Surveillance infrastructure expanding, civil liberties catching up slowly

A leak of San Francisco Police Department drone footage surfaced on HN, and the discussion connected it to a broader pattern of urban surveillance expansion. Commenters noted that European GDPR hasn't actually stopped surveillance proliferation, and that this is becoming a defining civil liberties fight globally. One commenter referenced a Bloomberg piece about a company running Cessnas with high-resolution cameras over cities for hours, stitching footage into persistent surveillance records.

The pattern: law enforcement surveillance capability is scaling faster than legal frameworks governing it. Drones, aerial photography, and networked cameras are commodity technology now, which means the barrier to deploying city-scale surveillance is low and falling. The leak itself suggests internal controls are also weak.

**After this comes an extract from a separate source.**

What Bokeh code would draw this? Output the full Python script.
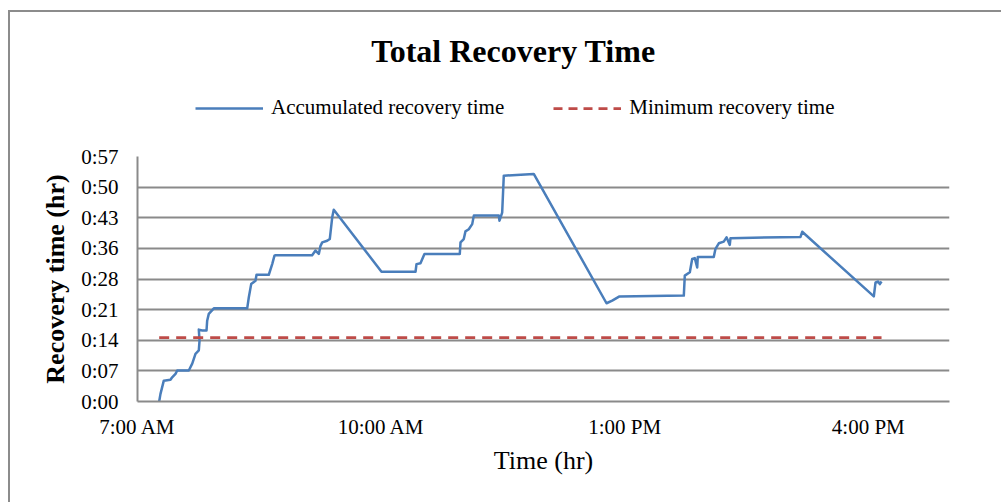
from bokeh.plotting import figure
from bokeh.models import Range1d, FixedTicker, Legend, LegendItem, Spacer, Label
from bokeh.layouts import row, column
from bokeh.embed import file_html
from bokeh.resources import INLINE

# ---- data (time in hours of day, recovery time in minutes) ----
time_hr = [7.267, 7.283, 7.324, 7.406, 7.427, 7.468, 7.489, 7.632, 7.674, 7.714,
           7.755, 7.764, 7.755, 7.797, 7.850, 7.858, 7.878, 7.940, 8.351, 8.371,
           8.400, 8.453, 8.466, 8.617, 8.659, 8.687, 8.700, 9.151, 9.192, 9.233,
           9.254, 9.275, 9.336, 9.368, 9.398, 9.417, 10.005, 10.424, 10.436, 10.485,
           10.534, 10.969, 10.978, 11.018, 11.039, 11.080, 11.122, 11.142, 11.450, 11.458,
           11.491, 11.511, 11.880, 12.776, 12.846, 12.936, 13.728, 13.740, 13.802, 13.831,
           13.863, 13.893, 13.900, 14.097, 14.118, 14.159, 14.220, 14.254, 14.294, 14.303,
           15.165, 15.186, 16.068, 16.089, 16.122, 16.142, 16.163]
recovery_min = [0.0, 1.8, 4.9, 5.1, 5.7, 6.5, 7.3, 7.3, 8.9, 11.2,
                12.0, 14.3, 16.9, 16.7, 16.7, 19.0, 20.6, 21.9, 21.9, 24.5,
                27.6, 28.4, 29.8, 29.8, 32.3, 34.3, 34.4, 34.4, 35.5, 34.7,
                36.6, 37.4, 37.8, 38.2, 43.3, 45.1, 30.5, 30.5, 32.3, 32.5,
                34.7, 34.7, 37.4, 38.2, 40.0, 40.5, 41.7, 43.7, 43.7, 42.5,
                44.4, 53.1, 53.5, 23.1, 23.7, 24.7, 24.9, 29.6, 30.4, 33.5,
                33.7, 31.5, 34.0, 34.0, 35.9, 37.2, 37.6, 38.6, 36.8, 38.4,
                38.7, 39.9, 24.7, 28.0, 28.2, 27.6, 28.2]
min_time_hr = [7.267, 16.163]
min_recovery_min = [15.0, 15.0]

x_ticks = [7, 10, 13, 16]
x_tick_labels = ["7:00 AM", "10:00 AM", "1:00 PM", "4:00 PM"]
y_ticks = [0, 7.2, 14.4, 21.6, 28.8, 36.0, 43.2, 50.4, 57.6]
y_tick_labels = ["0:00", "0:07", "0:14", "0:21", "0:28", "0:36", "0:43", "0:50", "0:57"]

title_text = "Total Recovery Time"
series_names = ["Accumulated recovery time", "Minimum recovery time"]
x_title = "Time (hr)"
y_title = "Recovery time (hr)"

FONT = "Liberation Serif"
GRID = "#8a8a8a"
FRAME = "#8c8c8c"
BLUE = "#4a7ebb"
RED = "#be4b48"
W = 980          # chart width
HH = 120         # header (title + legend) height
HP = 370         # plot height
ML, MR = 127, 41 # left / right borders of the plot area

# ---------------- header: title + legend ----------------
# header frame is aligned with the plot frame; its x range is in page pixels
head = figure(width=W, height=HH, x_range=Range1d(ML + 10, W - MR + 10),
              y_range=Range1d(HH + 12, 12),
              output_backend="svg", toolbar_location=None,
              x_axis_location=None, y_axis_location=None, min_border=0,
              min_border_left=ML, min_border_right=MR)
head.outline_line_color = None
head.xgrid.grid_line_color = None
head.ygrid.grid_line_color = None
head.background_fill_color = "white"
head.border_fill_color = "white"

# legend proxies (same data, outside the header's visible range)
h_acc = head.line(time_hr, recovery_min, line_color=BLUE, line_width=2.5)
h_min = head.line(min_time_hr, min_recovery_min, line_color=RED, line_width=2.75,
                  line_dash="9 6")

head.add_layout(Label(x=513, y=50, text=title_text, text_font=FONT,
                      text_font_size="32px", text_font_style="bold",
                      text_color="black", text_align="center",
                      text_baseline="middle"))

legend = Legend(items=[LegendItem(label=series_names[0], renderers=[h_acc]),
                       LegendItem(label=series_names[1], renderers=[h_min])],
                location=(58, 12), orientation="horizontal",
                glyph_width=68, glyph_height=20, label_standoff=8, spacing=49,
                padding=0, margin=0, border_line_color=None,
                background_fill_alpha=0,
                label_text_font=FONT, label_text_font_size="21px",
                label_text_color="black", label_height=21)
head.add_layout(legend, "center")

# ---------------- main plot ----------------
p = figure(width=W, height=HP,
           x_range=Range1d(7, 17), y_range=Range1d(0, 57.6),
           output_backend="svg", toolbar_location=None,
           min_border_left=ML, min_border_right=MR,
           min_border_top=24, min_border_bottom=HP - 269)
p.outline_line_color = None
p.background_fill_color = "white"
p.border_fill_color = "white"

p.line(time_hr, recovery_min, line_color=BLUE, line_width=2.5, line_join="round")
p.line(min_time_hr, min_recovery_min, line_color=RED, line_width=2.75,
       line_dash="10 7")

p.xaxis.ticker = FixedTicker(ticks=x_ticks)
p.xaxis.major_label_overrides = dict(zip(x_ticks, x_tick_labels))
p.yaxis.ticker = FixedTicker(ticks=y_ticks)
p.yaxis.major_label_overrides = dict(zip(y_ticks, y_tick_labels))
for ax in (p.xaxis, p.yaxis):
    ax.axis_line_color = GRID
    ax.axis_line_width = 2
    ax.major_tick_line_color = None
    ax.minor_tick_line_color = None
    ax.major_tick_out = 0
    ax.major_tick_in = 0
    ax.major_label_text_font = FONT
    ax.major_label_text_font_size = "21px"
    ax.major_label_text_color = "black"
    ax.axis_label_text_font = FONT
    ax.axis_label_text_color = "black"
p.xaxis.major_label_standoff = 13
p.yaxis.major_label_standoff = 19
p.xaxis.axis_label = x_title
p.xaxis.axis_label_text_font_size = "26px"
p.xaxis.axis_label_text_font_style = "normal"
p.xaxis.axis_label_standoff = 4
p.yaxis.axis_label = y_title
p.yaxis.axis_label_text_font_size = "26px"
p.yaxis.axis_label_text_font_style = "bold"
p.yaxis.axis_label_standoff = 8

p.xgrid.grid_line_color = None
p.ygrid.grid_line_color = GRID
p.ygrid.grid_line_width = 2

# ---------------- chart box (left and top edges) ----------------
layout = column(
    Spacer(width=W + 10, height=10),
    row(Spacer(width=8, height=2), Spacer(width=993, height=2, background=FRAME)),
    row(Spacer(width=8, height=HH + HP),
        Spacer(width=2, height=HH + HP, background=FRAME),
        column(head, p)),
)

open("out.html", "w").write(file_html(layout, INLINE))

For builders, the relevant tension is that many of the underlying technologies (computer vision, edge inference, drone hardware) are neutral, and the same capabilities that worry civil libertarians are being sold as public safety infrastructure.


So what?

If you're building in computer vision, drone tech, or any layer of the surveillance stack, the regulatory environment is going to tighten, and the public backlash when things go wrong lands on the technology providers as much as the deployers. Build with audit trails and data minimization from the start, not as an afterthought.